>>

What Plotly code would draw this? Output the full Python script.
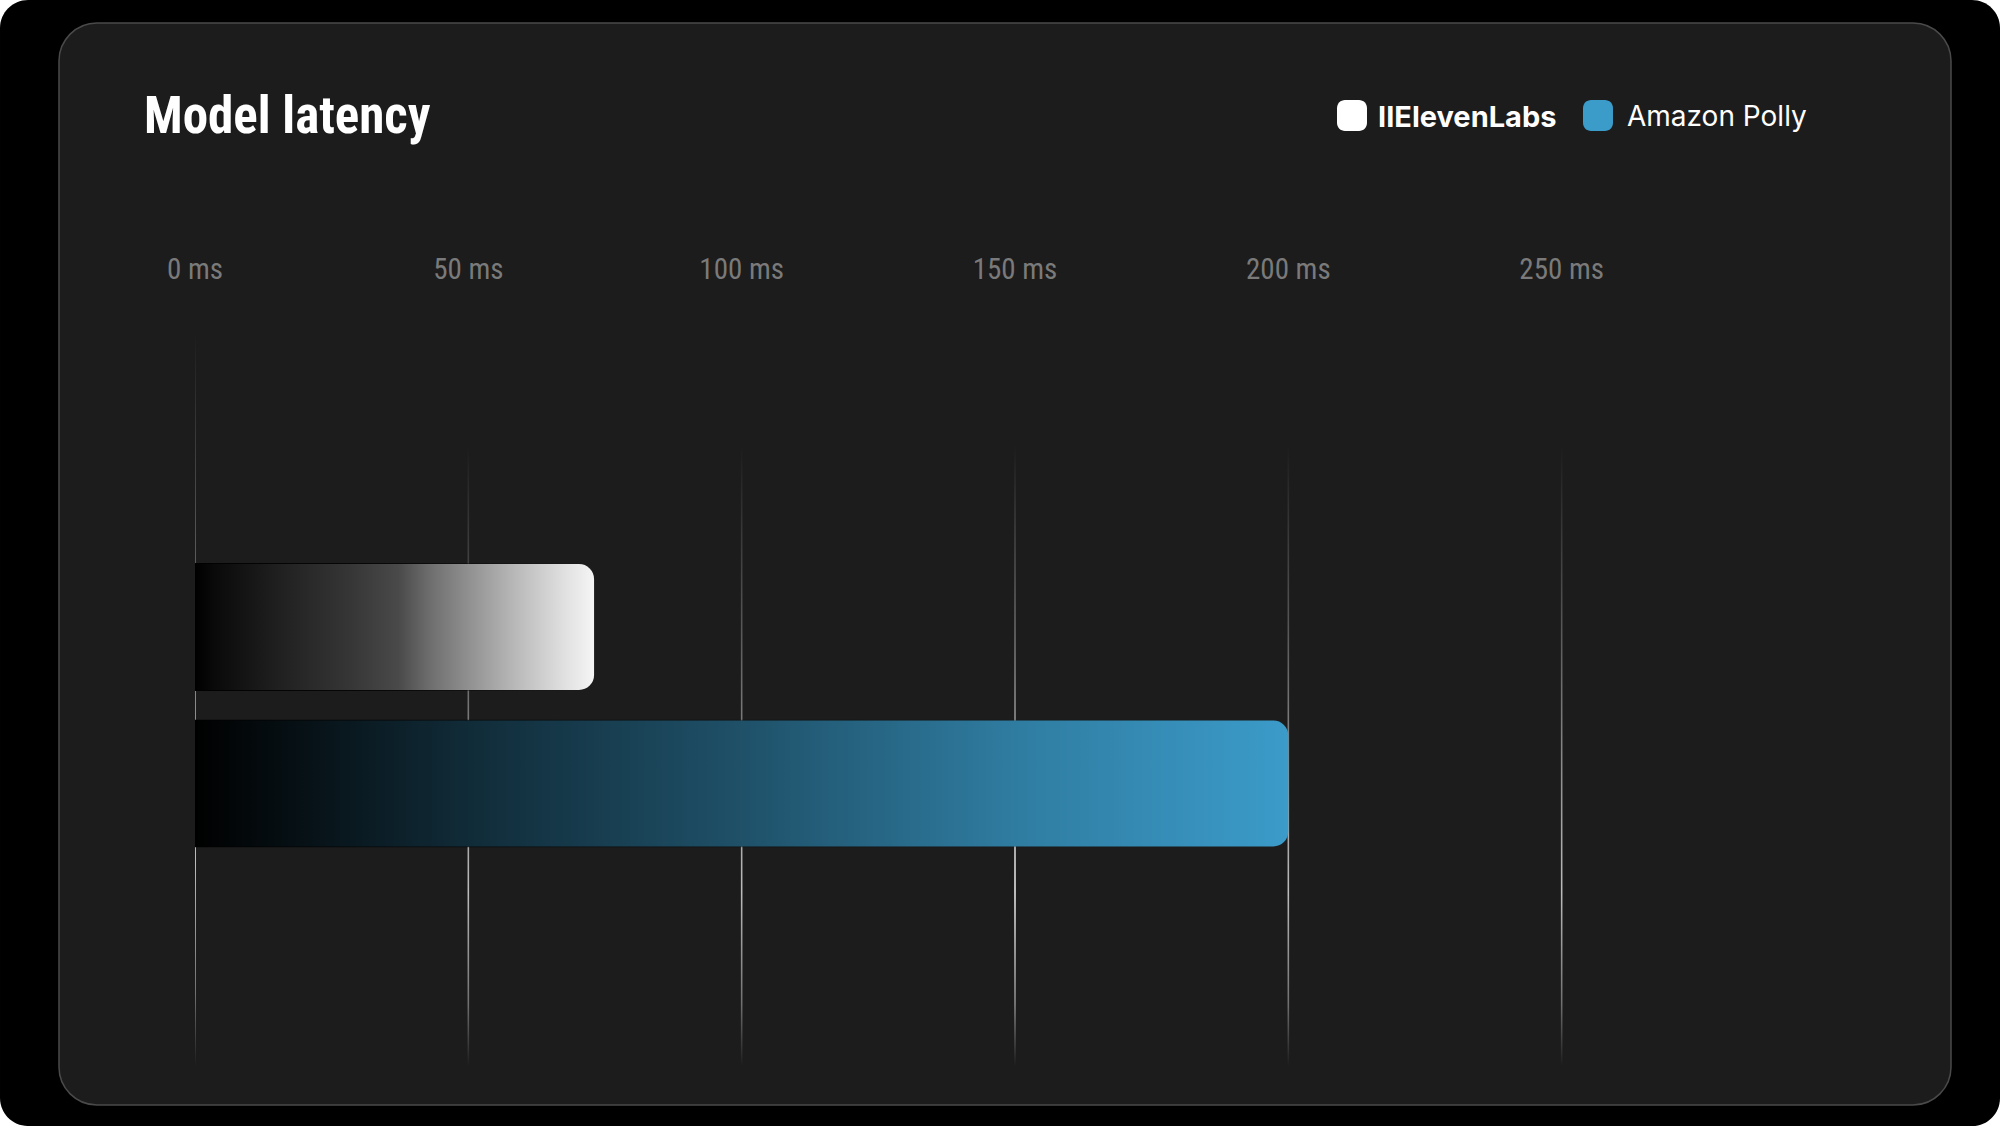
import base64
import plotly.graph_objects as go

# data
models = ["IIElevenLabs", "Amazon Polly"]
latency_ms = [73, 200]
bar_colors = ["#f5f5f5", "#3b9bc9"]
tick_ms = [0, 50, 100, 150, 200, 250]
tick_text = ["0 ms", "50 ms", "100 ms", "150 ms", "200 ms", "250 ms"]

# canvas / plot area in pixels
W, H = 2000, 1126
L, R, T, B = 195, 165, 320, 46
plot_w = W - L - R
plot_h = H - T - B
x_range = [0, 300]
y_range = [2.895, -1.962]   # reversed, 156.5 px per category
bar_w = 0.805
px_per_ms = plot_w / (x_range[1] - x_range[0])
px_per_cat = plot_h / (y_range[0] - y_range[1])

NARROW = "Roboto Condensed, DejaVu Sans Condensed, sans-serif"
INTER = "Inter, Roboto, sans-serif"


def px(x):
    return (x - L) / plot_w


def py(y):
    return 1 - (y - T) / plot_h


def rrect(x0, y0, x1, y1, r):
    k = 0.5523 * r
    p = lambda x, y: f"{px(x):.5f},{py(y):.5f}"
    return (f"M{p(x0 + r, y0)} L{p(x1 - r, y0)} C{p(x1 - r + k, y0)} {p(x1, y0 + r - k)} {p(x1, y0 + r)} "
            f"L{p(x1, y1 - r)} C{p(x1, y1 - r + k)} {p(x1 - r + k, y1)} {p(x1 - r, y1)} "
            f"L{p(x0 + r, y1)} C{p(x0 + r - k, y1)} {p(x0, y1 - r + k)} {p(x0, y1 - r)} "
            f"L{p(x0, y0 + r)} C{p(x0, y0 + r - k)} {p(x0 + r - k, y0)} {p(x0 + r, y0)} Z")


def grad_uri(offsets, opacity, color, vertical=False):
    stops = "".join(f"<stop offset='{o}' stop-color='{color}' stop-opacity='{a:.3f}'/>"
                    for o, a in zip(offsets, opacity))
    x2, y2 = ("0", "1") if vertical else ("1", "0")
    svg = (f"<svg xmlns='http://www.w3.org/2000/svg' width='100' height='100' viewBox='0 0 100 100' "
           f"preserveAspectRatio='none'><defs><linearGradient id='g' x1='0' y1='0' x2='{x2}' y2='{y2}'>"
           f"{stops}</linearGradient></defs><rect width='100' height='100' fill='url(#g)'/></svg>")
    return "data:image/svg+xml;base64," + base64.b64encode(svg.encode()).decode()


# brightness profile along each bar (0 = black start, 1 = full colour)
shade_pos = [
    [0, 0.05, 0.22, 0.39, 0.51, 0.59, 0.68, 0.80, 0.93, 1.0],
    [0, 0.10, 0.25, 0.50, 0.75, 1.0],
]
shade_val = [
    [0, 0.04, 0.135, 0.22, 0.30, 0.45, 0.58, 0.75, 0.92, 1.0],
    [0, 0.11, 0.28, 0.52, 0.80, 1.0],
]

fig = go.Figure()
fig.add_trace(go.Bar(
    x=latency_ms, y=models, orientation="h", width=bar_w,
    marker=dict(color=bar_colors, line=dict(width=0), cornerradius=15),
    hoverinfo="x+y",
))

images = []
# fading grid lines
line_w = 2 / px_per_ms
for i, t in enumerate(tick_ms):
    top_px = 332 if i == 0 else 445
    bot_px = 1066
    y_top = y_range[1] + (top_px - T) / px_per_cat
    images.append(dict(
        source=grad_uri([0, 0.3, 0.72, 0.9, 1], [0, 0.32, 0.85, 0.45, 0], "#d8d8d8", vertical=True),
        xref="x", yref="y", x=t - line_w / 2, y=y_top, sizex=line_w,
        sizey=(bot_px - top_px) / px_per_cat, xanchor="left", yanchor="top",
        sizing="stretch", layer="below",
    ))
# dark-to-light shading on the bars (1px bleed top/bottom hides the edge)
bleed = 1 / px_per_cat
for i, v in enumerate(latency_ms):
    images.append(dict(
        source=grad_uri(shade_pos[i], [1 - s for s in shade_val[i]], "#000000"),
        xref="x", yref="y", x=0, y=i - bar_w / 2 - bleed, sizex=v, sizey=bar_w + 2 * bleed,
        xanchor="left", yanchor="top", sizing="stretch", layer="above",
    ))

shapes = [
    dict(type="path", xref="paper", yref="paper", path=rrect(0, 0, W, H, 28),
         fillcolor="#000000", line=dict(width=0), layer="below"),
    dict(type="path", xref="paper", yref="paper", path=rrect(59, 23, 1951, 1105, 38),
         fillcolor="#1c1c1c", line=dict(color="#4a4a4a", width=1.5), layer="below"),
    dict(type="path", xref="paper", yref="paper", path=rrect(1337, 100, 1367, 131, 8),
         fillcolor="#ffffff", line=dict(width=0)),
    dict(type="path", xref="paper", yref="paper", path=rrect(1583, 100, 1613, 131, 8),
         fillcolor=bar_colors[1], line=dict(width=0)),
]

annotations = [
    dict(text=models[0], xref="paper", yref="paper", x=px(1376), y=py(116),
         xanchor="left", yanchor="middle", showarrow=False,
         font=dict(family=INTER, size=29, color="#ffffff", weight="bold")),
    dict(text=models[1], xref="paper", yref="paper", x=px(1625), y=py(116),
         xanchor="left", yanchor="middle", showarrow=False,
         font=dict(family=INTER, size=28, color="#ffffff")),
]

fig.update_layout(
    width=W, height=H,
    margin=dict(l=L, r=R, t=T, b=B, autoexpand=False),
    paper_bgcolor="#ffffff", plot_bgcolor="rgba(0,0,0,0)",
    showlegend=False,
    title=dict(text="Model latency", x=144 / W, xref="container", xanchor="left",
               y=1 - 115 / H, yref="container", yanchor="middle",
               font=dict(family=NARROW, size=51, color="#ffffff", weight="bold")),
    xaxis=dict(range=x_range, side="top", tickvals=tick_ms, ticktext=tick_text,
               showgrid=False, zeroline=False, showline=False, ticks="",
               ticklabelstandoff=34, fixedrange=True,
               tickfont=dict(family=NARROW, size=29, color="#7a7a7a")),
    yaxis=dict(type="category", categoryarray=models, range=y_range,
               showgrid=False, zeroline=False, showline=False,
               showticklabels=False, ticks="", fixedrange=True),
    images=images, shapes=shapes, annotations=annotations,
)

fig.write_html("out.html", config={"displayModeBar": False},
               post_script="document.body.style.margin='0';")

<<
>>

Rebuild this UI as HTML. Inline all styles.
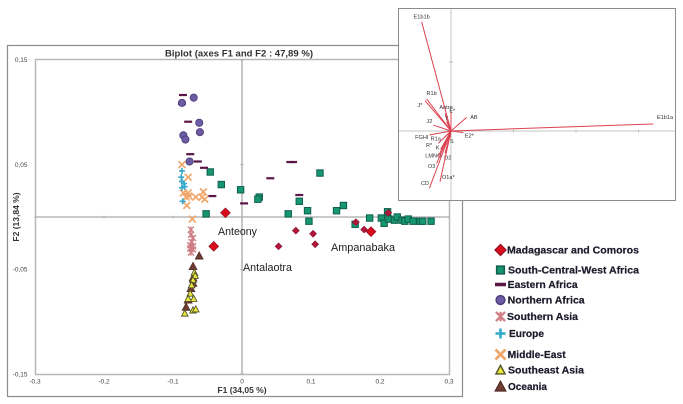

<<

**Aim of the exercise**
State the number of lines in the preceding entries that include the word "full". Provide nothing else.

**Task result**
2